**Set task:** Write out each line in which the string "this" is present.

**Data for processing:**
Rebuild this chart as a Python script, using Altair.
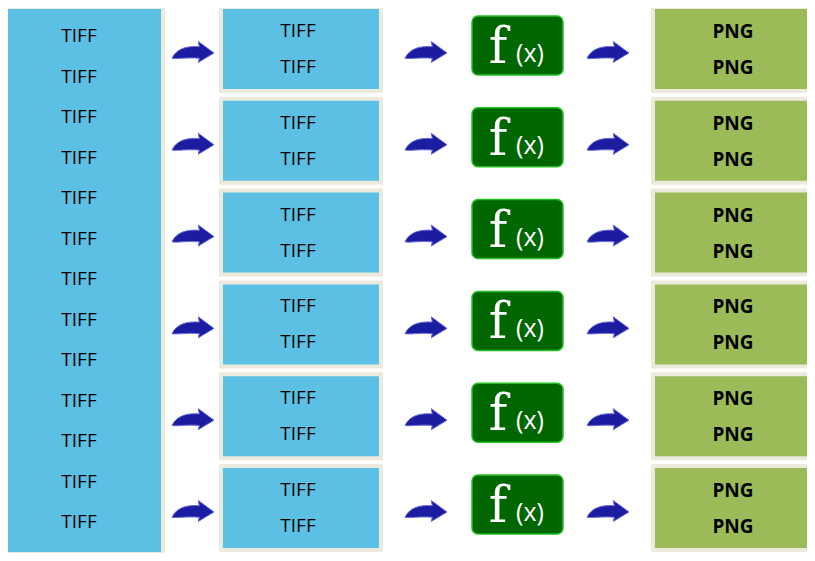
...
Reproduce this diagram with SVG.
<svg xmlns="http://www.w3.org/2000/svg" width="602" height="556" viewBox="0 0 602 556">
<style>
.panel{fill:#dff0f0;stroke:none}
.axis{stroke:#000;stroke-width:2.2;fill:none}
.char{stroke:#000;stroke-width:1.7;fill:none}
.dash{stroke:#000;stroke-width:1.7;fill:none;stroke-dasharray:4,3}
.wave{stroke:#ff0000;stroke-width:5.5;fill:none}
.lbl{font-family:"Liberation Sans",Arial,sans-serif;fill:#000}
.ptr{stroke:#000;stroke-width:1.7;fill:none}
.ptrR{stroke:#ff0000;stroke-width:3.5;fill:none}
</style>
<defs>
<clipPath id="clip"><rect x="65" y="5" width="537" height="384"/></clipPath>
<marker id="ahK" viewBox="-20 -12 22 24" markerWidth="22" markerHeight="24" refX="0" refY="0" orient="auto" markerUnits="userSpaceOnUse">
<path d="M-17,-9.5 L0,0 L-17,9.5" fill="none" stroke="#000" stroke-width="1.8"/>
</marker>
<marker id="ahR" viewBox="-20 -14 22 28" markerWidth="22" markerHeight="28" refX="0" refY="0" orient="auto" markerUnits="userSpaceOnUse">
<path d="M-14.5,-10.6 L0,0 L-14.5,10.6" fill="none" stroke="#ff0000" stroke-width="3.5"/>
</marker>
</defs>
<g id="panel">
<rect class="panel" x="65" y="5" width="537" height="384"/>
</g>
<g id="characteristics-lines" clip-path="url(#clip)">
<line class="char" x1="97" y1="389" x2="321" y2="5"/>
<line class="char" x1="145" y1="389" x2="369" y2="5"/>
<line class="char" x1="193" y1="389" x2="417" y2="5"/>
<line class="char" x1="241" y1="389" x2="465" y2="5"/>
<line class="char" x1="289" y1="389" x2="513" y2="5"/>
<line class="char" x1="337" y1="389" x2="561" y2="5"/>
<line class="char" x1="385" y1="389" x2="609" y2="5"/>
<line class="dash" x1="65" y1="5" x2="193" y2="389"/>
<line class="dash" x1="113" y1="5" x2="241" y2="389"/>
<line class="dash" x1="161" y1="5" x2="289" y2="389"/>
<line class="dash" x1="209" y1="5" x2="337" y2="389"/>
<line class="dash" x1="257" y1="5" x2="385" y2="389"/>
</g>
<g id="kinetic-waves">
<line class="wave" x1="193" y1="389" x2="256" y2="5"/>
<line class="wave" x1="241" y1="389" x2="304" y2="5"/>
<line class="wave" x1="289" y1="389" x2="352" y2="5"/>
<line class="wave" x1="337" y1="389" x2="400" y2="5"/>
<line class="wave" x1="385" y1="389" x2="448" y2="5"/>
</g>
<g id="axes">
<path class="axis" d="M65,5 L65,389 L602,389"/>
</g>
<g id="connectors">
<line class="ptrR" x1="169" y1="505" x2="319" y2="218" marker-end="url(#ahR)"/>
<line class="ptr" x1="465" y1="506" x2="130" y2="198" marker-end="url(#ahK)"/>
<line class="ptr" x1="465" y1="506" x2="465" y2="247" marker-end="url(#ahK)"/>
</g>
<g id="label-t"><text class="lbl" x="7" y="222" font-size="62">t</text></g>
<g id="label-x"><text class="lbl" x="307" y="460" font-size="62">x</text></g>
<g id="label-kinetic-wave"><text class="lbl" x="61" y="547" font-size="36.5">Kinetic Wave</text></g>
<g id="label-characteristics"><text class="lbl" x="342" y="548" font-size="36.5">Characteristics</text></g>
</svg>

**Complete answer:**
Rebuild this chart as a Python script, using Altair.
Reproduce this diagram with SVG.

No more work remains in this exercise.